Directions for this task
Extract the run of lines that starts at the top of the records below and ends at the line with "g5_y), (g10_x, g10_y)]", keeping both ends and excluding pictures.

Records provided
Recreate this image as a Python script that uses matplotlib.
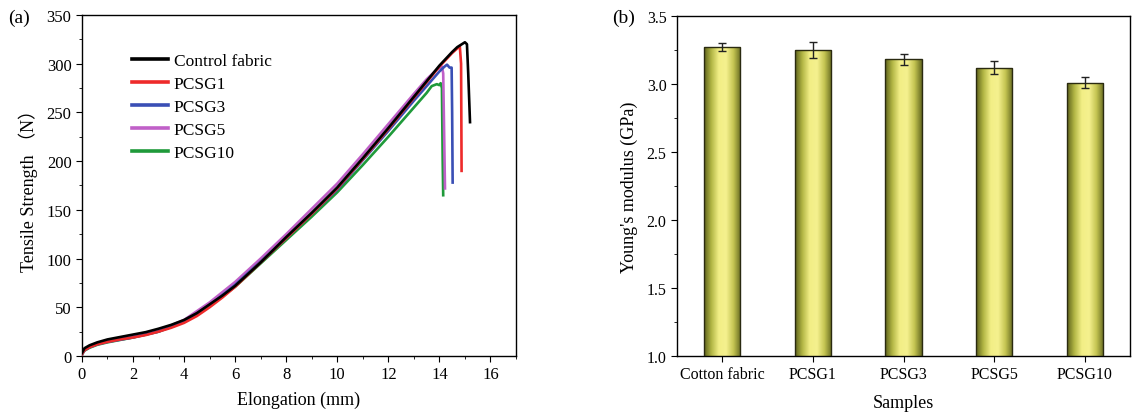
import numpy as np
import matplotlib
matplotlib.use("Agg")
import matplotlib.pyplot as plt
from matplotlib.ticker import MultipleLocator
from matplotlib.colors import LinearSegmentedColormap

plt.rcParams.update({"font.family": ["Liberation Serif", "Noto Sans CJK SC"],
                     "font.size": 11,
                     "axes.linewidth": 1.0,
                     "xtick.direction": "out", "ytick.direction": "out"})

# ── (a) tensile curves: elongation (mm) vs force (N) ──────────────────
ctrl_x = [0, 0.1, 0.3, 0.6, 1, 1.5, 2, 2.5, 3, 3.5, 4, 4.5, 5, 5.5, 6, 7, 8, 9, 10,
          11, 12, 13, 13.5, 14, 14.5, 14.7, 15.0, 15.08, 15.13, 15.2]
ctrl_y = [3, 8, 11, 14, 17, 19.5, 22, 24.5, 28, 32, 37, 44, 53, 62, 72, 96, 122, 147, 173,
          203, 234, 266, 282, 298, 312, 317, 322, 320, 290, 240]

g1_x = [0, 0.1, 0.3, 0.6, 1, 1.5, 2, 2.5, 3, 3.5, 4, 4.5, 5, 5.5, 6, 7, 8, 9, 10,
        11, 12, 13, 13.5, 14, 14.5, 14.8, 14.85, 14.87]
g1_y = [2, 6, 9, 12, 14.5, 17, 19, 21.5, 25, 29, 34, 41, 50, 60, 71, 96, 121, 146, 172,
        202, 233, 265, 281, 297, 311, 318, 300, 190]

g3_x = [0, 0.1, 0.3, 0.6, 1, 2, 3, 4, 5, 6, 7, 8, 9, 10, 11, 12, 13, 13.5, 14,
        14.2, 14.3, 14.4, 14.48, 14.5, 14.52]
g3_y = [2, 6, 9, 12, 14.5, 19, 25, 35, 52, 73, 97, 121, 146, 171, 201, 231, 262, 277, 292,
        297, 299, 296, 296, 250, 178]

g5_x = [0, 0.1, 0.3, 0.6, 1, 2, 3, 4, 5, 6, 7, 8, 9, 10, 11, 12, 13, 13.5, 13.9,
        14.1, 14.15, 14.22]
g5_y = [2, 6, 9.5, 12.5, 15, 20, 26, 37, 55, 76, 100, 125, 151, 177, 207, 238, 269, 284, 294,
        297, 290, 172]

g10_x = [0, 0.1, 0.3, 0.6, 1, 2, 3, 4, 5, 6, 7, 8, 9, 10, 11, 12, 13, 13.5, 13.7,
         13.9, 14.0, 14.05, 14.1, 14.13, 14.15]
g10_y = [1.5, 5.5, 8.5, 11.5, 14, 19, 25, 35, 52, 71, 95, 119, 143, 168, 196, 225, 255, 270, 277,
         279, 278, 280, 275, 200, 165]

curve_names  = ["Control fabric", "PCSG1", "PCSG3", "PCSG5", "PCSG10"]
curve_colors = ["black", "#ee2a2a", "#3a4fb5", "#c060c8", "#1f9a3a"]
curves = [(ctrl_x, ctrl_y), (g1_x, g1_y), (g3_x, g3_y), (g5_x, g5_y), (g10_x, g10_y)]

# ── (b) Young's modulus ───────────────────────────────────────────────
samples = ["Cotton fabric", "PCSG1", "PCSG3", "PCSG5", "PCSG10"]
modulus = [3.27, 3.25, 3.18, 3.12, 3.01]
mod_err = [0.03, 0.06, 0.04, 0.05, 0.04]

fig = plt.figure(figsize=(11.32, 4.14), dpi=100)
ax1 = fig.add_axes([0.0724, 0.1377, 0.3834, 0.8237])
ax2 = fig.add_axes([0.598, 0.1377, 0.4005, 0.8213])

zs = [6, 5, 4, 3, 2]
for (x, y), name, c, z in zip(curves, curve_names, curve_colors, zs):
    ax1.plot(x, y, color=c, lw=1.9, label=name, zorder=z)

ax1.set_xlim(0, 17)
ax1.set_ylim(0, 350)
ax1.xaxis.set_major_locator(MultipleLocator(2))
ax1.xaxis.set_minor_locator(MultipleLocator(1))
ax1.yaxis.set_major_locator(MultipleLocator(50))
ax1.yaxis.set_minor_locator(MultipleLocator(25))
ax1.tick_params(which="both", top=False, right=False, labelsize=12)
ax1.tick_params(which="major", length=4)
ax1.tick_params(which="minor", length=2.5)
ax1.set_xlabel("Elongation (mm)", fontsize=13, labelpad=6)
ax1.set_ylabel("Tensile Strength （N）", fontsize=13, labelpad=6)
leg = ax1.legend(loc="upper left", bbox_to_anchor=(0.115, 0.89), frameon=False,
                 fontsize=12.5, handlelength=2.1, labelspacing=0.4, handletextpad=0.3,
                 borderpad=0, borderaxespad=0)
for h in leg.get_lines():
    h.set_linewidth(2.6)

# bars with cylinder-like shading
shade = LinearSegmentedColormap.from_list(
    "shade", ["#5c601a", "#b2b645", "#f2ee86", "#f5f18e", "#c4c452", "#666a20"])
grad = np.linspace(0, 1, 256).reshape(1, -1)
ymin = 1.0
xpos = np.arange(len(samples))
bars = ax2.bar(xpos, modulus, width=0.4, facecolor="none",
               edgecolor="#2a2a10", linewidth=1.0, zorder=3)
for b in bars:
    x0, w, h = b.get_x(), b.get_width(), b.get_height()
    im = ax2.imshow(grad, extent=[x0, x0 + w, ymin, h], aspect="auto",
                    cmap=shade, zorder=2)
    im.set_clip_path(b)
ax2.errorbar(xpos, modulus, yerr=mod_err, fmt="none", ecolor="#222222",
             elinewidth=1.0, capsize=3, capthick=1.0, zorder=4)

ax2.set_xlim(-0.5, 4.5)
ax2.set_ylim(ymin, 3.5)
ax2.set_xticks(xpos)
ax2.set_xticklabels(samples)
ax2.yaxis.set_major_locator(MultipleLocator(0.5))
ax2.yaxis.set_minor_locator(MultipleLocator(0.25))
ax2.tick_params(which="both", top=False, right=False, labelsize=11.5)
ax2.tick_params(which="major", length=4)
ax2.tick_params(which="minor", length=2.5)
ax2.set_xlabel("Samples", fontsize=13, labelpad=8)
ax2.set_ylabel("Young's modulus (GPa)", fontsize=13, labelpad=6)

fig.text(0.007, 0.955, "(a)", fontsize=14, va="center")
fig.text(0.541, 0.955, "(b)", fontsize=14, va="center")

fig.savefig("out.png", dpi=100, facecolor="white")
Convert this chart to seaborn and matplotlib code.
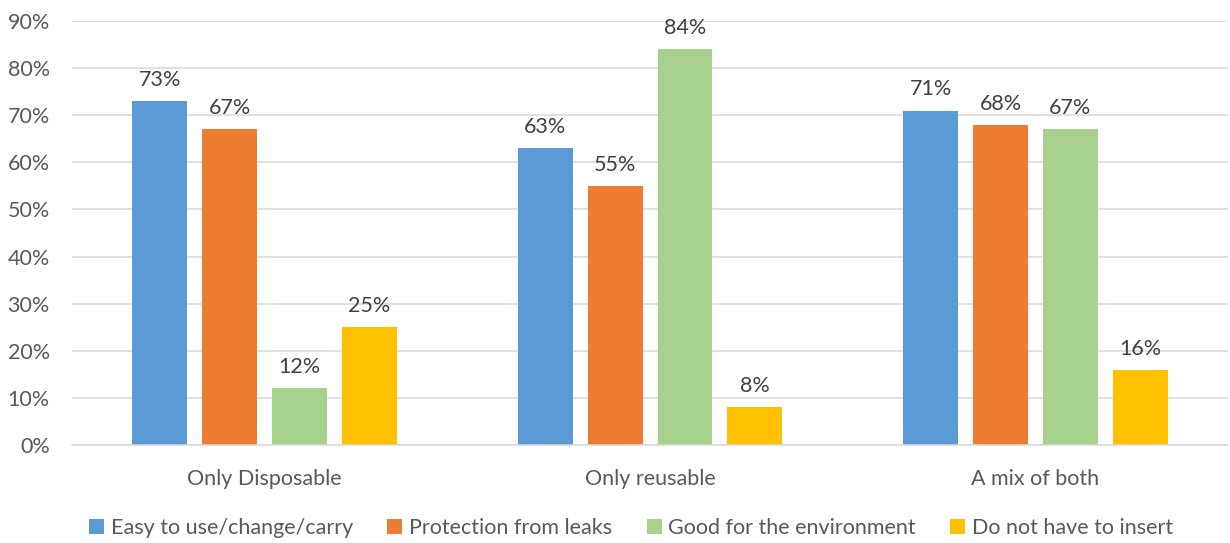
import matplotlib
matplotlib.use("Agg")
import matplotlib.pyplot as plt
import seaborn as sns
import pandas as pd
from matplotlib.ticker import PercentFormatter

# Survey results: share of respondents choosing each reason, by product type used
groups = ["Only Disposable", "Only reusable", "A mix of both"]
reasons = ["Easy to use/change/carry", "Protection from leaks",
           "Good for the environment", "Do not have to insert"]
easy_to_use = [73, 63, 71]
leak_protection = [67, 55, 68]
environment = [12, 84, 67]
no_insert = [25, 8, 16]
palette = ["#5B9BD5", "#ED7D31", "#A9D18E", "#FFC000"]
y_ticks = [0, 10, 20, 30, 40, 50, 60, 70, 80, 90]

series = [easy_to_use, leak_protection, environment, no_insert]
rows = []
for reason, vals in zip(reasons, series):
    for g, v in zip(groups, vals):
        rows.append({"group": g, "reason": reason, "value": v})
df = pd.DataFrame(rows)

sns.set_theme(style="white")
plt.rcParams["font.family"] = ["Lato", "DejaVu Sans"]
text_color = "#595959"
fs = 15.5

fig = plt.figure(figsize=(12.3, 5.43), dpi=100)
ax = fig.add_axes([0.0585, 0.1805, 0.94, 0.7808])

sns.barplot(data=df, x="group", y="value", hue="reason", order=groups,
            hue_order=reasons, palette=palette, width=0.725, gap=0.214,
            saturation=1, linewidth=0, ax=ax, legend=True)

for container in ax.containers:
    ax.bar_label(container, labels=[f"{v:.0f}%" for v in container.datavalues],
                 padding=8, fontsize=fs, color="#404040")

ax.set_ylim(0, 90)
ax.set_xlim(-0.5, 2.5)
ax.set_yticks(y_ticks)
ax.yaxis.set_major_formatter(PercentFormatter(decimals=0))
ax.grid(axis="y", color="#D9D9D9", linewidth=1.1)
ax.set_axisbelow(True)
for side in ["top", "right", "left"]:
    ax.spines[side].set_visible(False)
ax.spines["bottom"].set_color("#D9D9D9")
ax.spines["bottom"].set_linewidth(1.1)
ax.tick_params(axis="both", length=0, labelsize=fs, labelcolor=text_color)
ax.tick_params(axis="x", pad=17)
ax.tick_params(axis="y", pad=16)
ax.set_xlabel("")
ax.set_ylabel("")

handles, labels = ax.get_legend_handles_labels()
ax.get_legend().remove()
leg = fig.legend(handles, labels, loc="center", bbox_to_anchor=(0.513, 0.027),
                 ncol=4, frameon=False, fontsize=fs, handlelength=0.7,
                 handleheight=0.7, handletextpad=0.3, columnspacing=1.6)
for t in leg.get_texts():
    t.set_color(text_color)

fig.savefig("out.png", dpi=100)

Result
Recreate this image as a Python script that uses matplotlib.
import numpy as np
import matplotlib
matplotlib.use("Agg")
import matplotlib.pyplot as plt
from matplotlib.ticker import MultipleLocator
from matplotlib.colors import LinearSegmentedColormap

plt.rcParams.update({"font.family": ["Liberation Serif", "Noto Sans CJK SC"],
                     "font.size": 11,
                     "axes.linewidth": 1.0,
                     "xtick.direction": "out", "ytick.direction": "out"})

# ── (a) tensile curves: elongation (mm) vs force (N) ──────────────────
ctrl_x = [0, 0.1, 0.3, 0.6, 1, 1.5, 2, 2.5, 3, 3.5, 4, 4.5, 5, 5.5, 6, 7, 8, 9, 10,
          11, 12, 13, 13.5, 14, 14.5, 14.7, 15.0, 15.08, 15.13, 15.2]
ctrl_y = [3, 8, 11, 14, 17, 19.5, 22, 24.5, 28, 32, 37, 44, 53, 62, 72, 96, 122, 147, 173,
          203, 234, 266, 282, 298, 312, 317, 322, 320, 290, 240]

g1_x = [0, 0.1, 0.3, 0.6, 1, 1.5, 2, 2.5, 3, 3.5, 4, 4.5, 5, 5.5, 6, 7, 8, 9, 10,
        11, 12, 13, 13.5, 14, 14.5, 14.8, 14.85, 14.87]
g1_y = [2, 6, 9, 12, 14.5, 17, 19, 21.5, 25, 29, 34, 41, 50, 60, 71, 96, 121, 146, 172,
        202, 233, 265, 281, 297, 311, 318, 300, 190]

g3_x = [0, 0.1, 0.3, 0.6, 1, 2, 3, 4, 5, 6, 7, 8, 9, 10, 11, 12, 13, 13.5, 14,
        14.2, 14.3, 14.4, 14.48, 14.5, 14.52]
g3_y = [2, 6, 9, 12, 14.5, 19, 25, 35, 52, 73, 97, 121, 146, 171, 201, 231, 262, 277, 292,
        297, 299, 296, 296, 250, 178]

g5_x = [0, 0.1, 0.3, 0.6, 1, 2, 3, 4, 5, 6, 7, 8, 9, 10, 11, 12, 13, 13.5, 13.9,
        14.1, 14.15, 14.22]
g5_y = [2, 6, 9.5, 12.5, 15, 20, 26, 37, 55, 76, 100, 125, 151, 177, 207, 238, 269, 284, 294,
        297, 290, 172]

g10_x = [0, 0.1, 0.3, 0.6, 1, 2, 3, 4, 5, 6, 7, 8, 9, 10, 11, 12, 13, 13.5, 13.7,
         13.9, 14.0, 14.05, 14.1, 14.13, 14.15]
g10_y = [1.5, 5.5, 8.5, 11.5, 14, 19, 25, 35, 52, 71, 95, 119, 143, 168, 196, 225, 255, 270, 277,
         279, 278, 280, 275, 200, 165]

curve_names  = ["Control fabric", "PCSG1", "PCSG3", "PCSG5", "PCSG10"]
curve_colors = ["black", "#ee2a2a", "#3a4fb5", "#c060c8", "#1f9a3a"]
curves = [(ctrl_x, ctrl_y), (g1_x, g1_y), (g3_x, g3_y), (g5_x, g5_y), (g10_x, g10_y)]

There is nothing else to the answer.